──────── Material ────────

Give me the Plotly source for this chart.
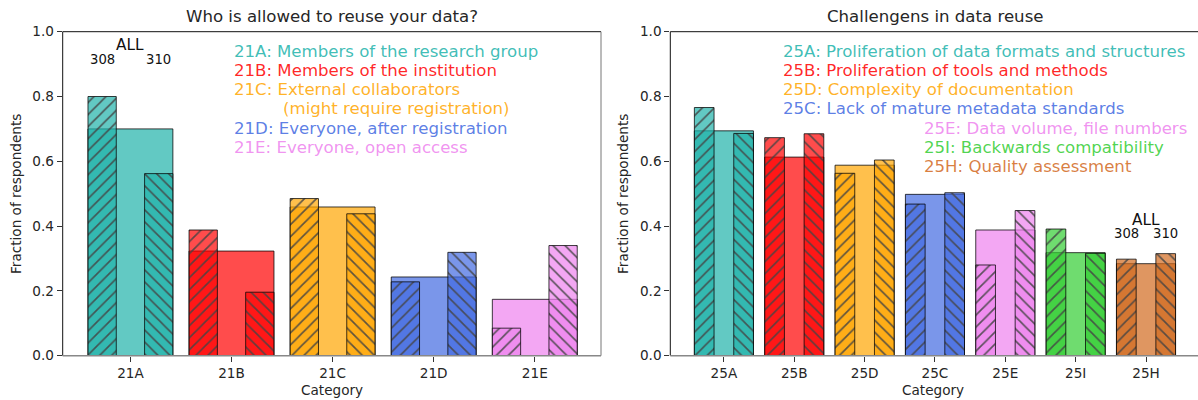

────────
──────── Material ────────

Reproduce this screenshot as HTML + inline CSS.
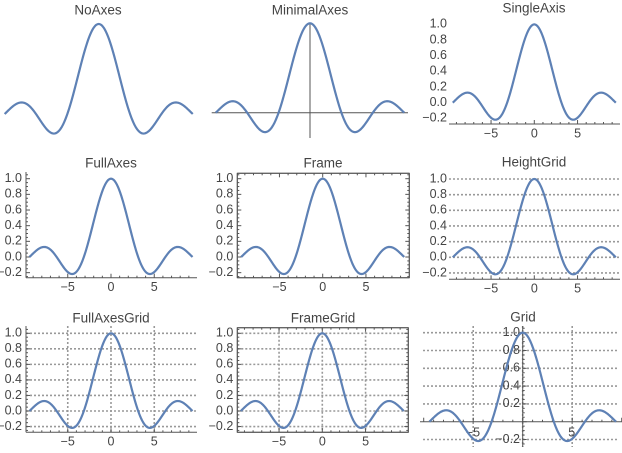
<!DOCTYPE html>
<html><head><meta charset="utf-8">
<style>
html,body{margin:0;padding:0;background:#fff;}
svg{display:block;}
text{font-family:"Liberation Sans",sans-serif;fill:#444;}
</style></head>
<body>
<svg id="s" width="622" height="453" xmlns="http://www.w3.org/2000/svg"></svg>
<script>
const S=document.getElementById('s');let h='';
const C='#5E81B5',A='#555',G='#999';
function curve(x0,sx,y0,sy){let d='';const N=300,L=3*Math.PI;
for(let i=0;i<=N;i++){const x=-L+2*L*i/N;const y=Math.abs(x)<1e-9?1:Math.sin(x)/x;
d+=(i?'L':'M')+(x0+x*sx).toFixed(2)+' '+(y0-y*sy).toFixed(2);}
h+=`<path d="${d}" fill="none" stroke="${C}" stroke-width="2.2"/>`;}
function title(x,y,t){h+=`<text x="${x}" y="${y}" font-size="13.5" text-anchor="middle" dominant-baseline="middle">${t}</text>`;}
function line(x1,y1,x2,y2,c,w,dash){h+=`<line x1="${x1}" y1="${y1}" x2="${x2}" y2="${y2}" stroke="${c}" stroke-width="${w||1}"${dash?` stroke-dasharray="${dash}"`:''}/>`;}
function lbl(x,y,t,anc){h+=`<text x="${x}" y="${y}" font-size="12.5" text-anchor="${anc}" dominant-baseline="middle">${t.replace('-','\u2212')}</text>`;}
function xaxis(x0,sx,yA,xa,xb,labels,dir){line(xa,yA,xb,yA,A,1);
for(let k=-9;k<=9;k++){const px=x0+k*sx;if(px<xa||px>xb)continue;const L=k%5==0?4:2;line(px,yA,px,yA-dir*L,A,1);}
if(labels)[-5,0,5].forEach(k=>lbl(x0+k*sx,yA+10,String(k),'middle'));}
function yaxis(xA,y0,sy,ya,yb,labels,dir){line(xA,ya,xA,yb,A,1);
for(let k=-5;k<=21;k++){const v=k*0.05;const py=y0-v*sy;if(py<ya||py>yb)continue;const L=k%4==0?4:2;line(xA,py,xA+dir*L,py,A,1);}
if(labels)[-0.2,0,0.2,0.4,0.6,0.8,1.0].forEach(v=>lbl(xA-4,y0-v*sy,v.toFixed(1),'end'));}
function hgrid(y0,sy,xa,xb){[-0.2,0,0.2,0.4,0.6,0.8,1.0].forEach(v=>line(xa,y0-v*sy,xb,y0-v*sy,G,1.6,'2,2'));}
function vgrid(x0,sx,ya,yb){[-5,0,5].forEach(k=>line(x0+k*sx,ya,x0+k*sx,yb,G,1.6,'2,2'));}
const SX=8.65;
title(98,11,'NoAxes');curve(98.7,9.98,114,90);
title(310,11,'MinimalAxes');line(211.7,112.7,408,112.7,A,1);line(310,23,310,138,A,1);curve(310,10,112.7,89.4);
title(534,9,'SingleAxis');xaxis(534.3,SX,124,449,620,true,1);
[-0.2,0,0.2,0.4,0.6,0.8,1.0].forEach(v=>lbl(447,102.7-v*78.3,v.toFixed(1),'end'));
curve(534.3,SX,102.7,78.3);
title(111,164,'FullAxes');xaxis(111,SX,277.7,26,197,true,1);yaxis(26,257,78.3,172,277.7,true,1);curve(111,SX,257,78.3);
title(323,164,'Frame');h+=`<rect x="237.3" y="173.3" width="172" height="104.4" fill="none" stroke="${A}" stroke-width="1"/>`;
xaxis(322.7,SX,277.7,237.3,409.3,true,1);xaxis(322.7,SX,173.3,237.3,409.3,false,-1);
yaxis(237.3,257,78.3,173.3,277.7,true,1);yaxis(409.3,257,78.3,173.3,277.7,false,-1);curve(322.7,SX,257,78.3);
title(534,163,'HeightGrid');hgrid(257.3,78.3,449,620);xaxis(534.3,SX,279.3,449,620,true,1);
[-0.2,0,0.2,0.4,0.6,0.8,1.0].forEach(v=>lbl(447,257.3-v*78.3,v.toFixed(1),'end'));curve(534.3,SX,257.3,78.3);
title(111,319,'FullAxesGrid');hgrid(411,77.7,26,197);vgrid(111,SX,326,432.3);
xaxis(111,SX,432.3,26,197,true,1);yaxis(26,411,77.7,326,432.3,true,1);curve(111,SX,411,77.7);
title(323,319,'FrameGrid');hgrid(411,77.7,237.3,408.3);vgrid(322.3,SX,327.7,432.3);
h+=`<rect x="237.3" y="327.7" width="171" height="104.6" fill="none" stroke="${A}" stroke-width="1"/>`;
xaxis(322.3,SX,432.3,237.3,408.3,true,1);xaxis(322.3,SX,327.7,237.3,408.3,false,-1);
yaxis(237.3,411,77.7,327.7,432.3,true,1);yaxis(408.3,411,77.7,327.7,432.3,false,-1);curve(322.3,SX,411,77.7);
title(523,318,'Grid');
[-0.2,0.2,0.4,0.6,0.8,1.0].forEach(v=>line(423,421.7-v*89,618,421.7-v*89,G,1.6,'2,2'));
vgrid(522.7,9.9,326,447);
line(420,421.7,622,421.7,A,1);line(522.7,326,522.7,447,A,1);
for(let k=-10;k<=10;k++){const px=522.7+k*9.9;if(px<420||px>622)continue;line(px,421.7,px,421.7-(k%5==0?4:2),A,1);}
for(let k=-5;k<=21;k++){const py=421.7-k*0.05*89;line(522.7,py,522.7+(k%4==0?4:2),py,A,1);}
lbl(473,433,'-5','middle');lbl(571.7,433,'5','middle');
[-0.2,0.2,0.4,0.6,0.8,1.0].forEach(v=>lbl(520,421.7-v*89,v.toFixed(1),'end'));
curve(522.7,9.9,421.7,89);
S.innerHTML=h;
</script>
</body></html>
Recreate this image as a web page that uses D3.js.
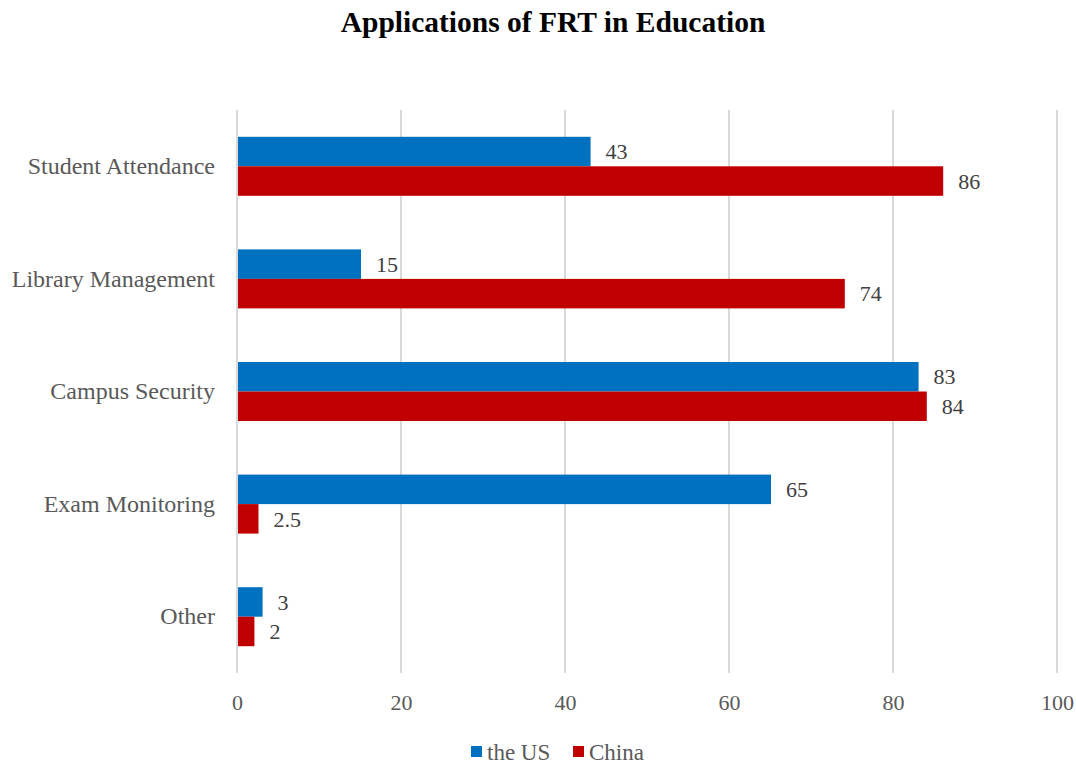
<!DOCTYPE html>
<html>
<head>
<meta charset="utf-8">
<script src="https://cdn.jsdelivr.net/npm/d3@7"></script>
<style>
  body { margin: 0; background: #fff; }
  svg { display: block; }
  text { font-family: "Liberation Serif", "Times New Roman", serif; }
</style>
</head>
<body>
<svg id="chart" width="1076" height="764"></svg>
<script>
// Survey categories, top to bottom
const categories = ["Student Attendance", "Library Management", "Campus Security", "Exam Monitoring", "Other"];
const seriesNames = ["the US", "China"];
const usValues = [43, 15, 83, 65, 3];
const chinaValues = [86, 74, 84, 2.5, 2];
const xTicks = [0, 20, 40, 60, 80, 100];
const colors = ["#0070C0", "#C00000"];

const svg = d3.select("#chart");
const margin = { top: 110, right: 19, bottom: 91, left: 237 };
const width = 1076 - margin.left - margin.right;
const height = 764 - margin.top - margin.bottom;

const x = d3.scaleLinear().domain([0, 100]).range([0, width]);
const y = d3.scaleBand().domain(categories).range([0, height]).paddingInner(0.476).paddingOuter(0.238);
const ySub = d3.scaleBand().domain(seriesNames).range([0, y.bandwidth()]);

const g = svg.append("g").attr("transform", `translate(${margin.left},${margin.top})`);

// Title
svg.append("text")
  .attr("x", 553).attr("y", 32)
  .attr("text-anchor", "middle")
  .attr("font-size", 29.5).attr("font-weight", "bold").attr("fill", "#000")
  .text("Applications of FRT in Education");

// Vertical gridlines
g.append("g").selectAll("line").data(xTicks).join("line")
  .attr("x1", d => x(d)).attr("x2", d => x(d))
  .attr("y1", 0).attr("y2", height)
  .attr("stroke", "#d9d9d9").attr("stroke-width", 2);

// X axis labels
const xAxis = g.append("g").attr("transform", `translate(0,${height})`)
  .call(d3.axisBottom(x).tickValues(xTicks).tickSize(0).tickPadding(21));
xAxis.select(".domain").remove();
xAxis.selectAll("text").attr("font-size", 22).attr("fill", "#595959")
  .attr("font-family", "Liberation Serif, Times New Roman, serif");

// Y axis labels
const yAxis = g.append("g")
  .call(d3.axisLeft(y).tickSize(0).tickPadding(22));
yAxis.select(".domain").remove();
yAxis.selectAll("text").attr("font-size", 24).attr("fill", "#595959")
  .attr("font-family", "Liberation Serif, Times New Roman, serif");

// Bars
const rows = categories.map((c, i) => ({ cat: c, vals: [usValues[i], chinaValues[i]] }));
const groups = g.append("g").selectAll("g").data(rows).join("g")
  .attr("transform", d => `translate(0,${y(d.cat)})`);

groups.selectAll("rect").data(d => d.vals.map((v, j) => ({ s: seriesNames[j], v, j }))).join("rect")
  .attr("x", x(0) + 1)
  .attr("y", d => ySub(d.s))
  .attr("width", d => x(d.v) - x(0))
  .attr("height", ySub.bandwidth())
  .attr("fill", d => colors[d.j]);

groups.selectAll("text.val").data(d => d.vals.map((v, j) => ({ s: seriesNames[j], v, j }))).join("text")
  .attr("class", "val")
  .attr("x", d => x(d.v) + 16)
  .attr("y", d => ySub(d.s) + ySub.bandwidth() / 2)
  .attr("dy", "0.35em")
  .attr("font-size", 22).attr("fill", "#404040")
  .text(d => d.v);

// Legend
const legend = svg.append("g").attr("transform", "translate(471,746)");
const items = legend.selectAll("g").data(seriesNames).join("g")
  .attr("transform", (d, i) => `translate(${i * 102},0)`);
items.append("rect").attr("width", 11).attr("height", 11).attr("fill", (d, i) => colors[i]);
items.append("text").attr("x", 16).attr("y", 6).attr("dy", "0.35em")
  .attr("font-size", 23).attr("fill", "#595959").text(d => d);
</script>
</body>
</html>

────────
──────── Material ────────

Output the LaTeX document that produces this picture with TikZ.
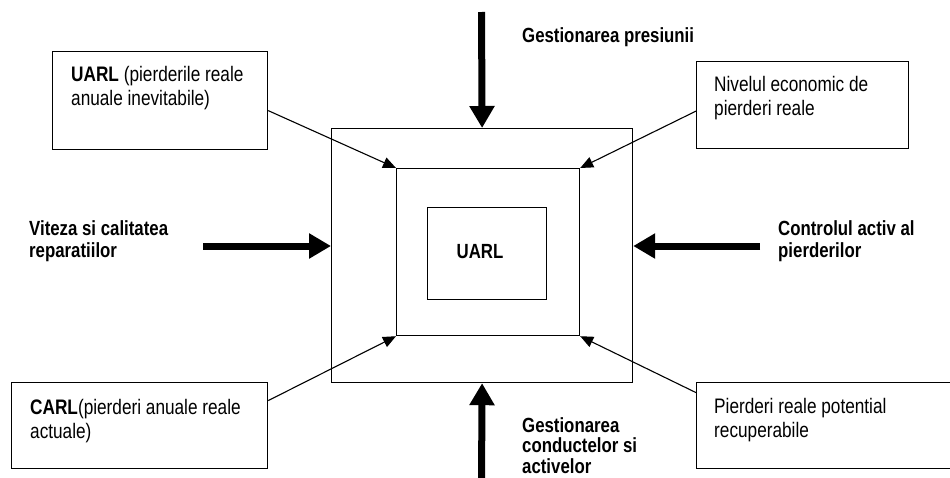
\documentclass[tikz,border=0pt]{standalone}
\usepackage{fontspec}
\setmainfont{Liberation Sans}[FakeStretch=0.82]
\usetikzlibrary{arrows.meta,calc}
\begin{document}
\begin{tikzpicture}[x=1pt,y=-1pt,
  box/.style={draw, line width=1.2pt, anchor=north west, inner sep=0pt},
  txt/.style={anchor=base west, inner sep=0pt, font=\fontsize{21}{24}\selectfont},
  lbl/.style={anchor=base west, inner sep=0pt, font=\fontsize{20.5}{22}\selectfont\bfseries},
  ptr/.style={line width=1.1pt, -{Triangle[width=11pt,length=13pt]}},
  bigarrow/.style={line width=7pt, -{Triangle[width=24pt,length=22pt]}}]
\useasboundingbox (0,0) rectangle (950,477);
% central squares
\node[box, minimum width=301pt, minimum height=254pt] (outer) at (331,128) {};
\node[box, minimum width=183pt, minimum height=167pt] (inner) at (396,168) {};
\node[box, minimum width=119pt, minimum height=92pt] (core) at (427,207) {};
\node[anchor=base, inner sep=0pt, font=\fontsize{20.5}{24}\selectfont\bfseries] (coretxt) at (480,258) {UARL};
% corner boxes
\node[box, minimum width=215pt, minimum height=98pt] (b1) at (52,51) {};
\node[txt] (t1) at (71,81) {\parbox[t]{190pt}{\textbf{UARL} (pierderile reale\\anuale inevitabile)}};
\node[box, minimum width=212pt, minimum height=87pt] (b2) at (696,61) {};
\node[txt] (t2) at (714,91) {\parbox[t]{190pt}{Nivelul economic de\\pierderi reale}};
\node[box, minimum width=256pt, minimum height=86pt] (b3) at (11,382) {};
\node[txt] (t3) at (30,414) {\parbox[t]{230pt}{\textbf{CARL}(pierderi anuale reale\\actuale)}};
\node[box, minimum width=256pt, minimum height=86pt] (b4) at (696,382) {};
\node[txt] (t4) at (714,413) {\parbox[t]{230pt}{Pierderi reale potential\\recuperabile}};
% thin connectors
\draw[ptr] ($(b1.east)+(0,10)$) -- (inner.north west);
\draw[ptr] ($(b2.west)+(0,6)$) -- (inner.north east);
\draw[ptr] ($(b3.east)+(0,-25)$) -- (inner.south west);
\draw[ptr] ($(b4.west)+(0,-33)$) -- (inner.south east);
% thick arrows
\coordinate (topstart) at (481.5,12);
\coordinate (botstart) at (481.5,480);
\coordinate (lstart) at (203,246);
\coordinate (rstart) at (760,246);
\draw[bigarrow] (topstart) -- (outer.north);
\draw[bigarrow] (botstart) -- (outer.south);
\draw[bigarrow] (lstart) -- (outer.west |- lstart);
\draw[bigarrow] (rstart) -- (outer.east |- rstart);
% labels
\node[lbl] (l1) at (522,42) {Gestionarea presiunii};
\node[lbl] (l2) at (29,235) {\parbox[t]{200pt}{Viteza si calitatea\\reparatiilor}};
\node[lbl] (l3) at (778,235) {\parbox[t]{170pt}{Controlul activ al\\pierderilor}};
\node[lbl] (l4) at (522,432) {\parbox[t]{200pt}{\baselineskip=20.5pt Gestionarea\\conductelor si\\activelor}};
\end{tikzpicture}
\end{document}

────────

Given request
Which lines hold the word "this"? Copy all of them.

Exercise output
Give me the Plotly source for this chart.
Reproduce this screenshot as HTML + inline CSS.
Recreate this image as a web page that uses D3.js.
Output the LaTeX document that produces this picture with TikZ.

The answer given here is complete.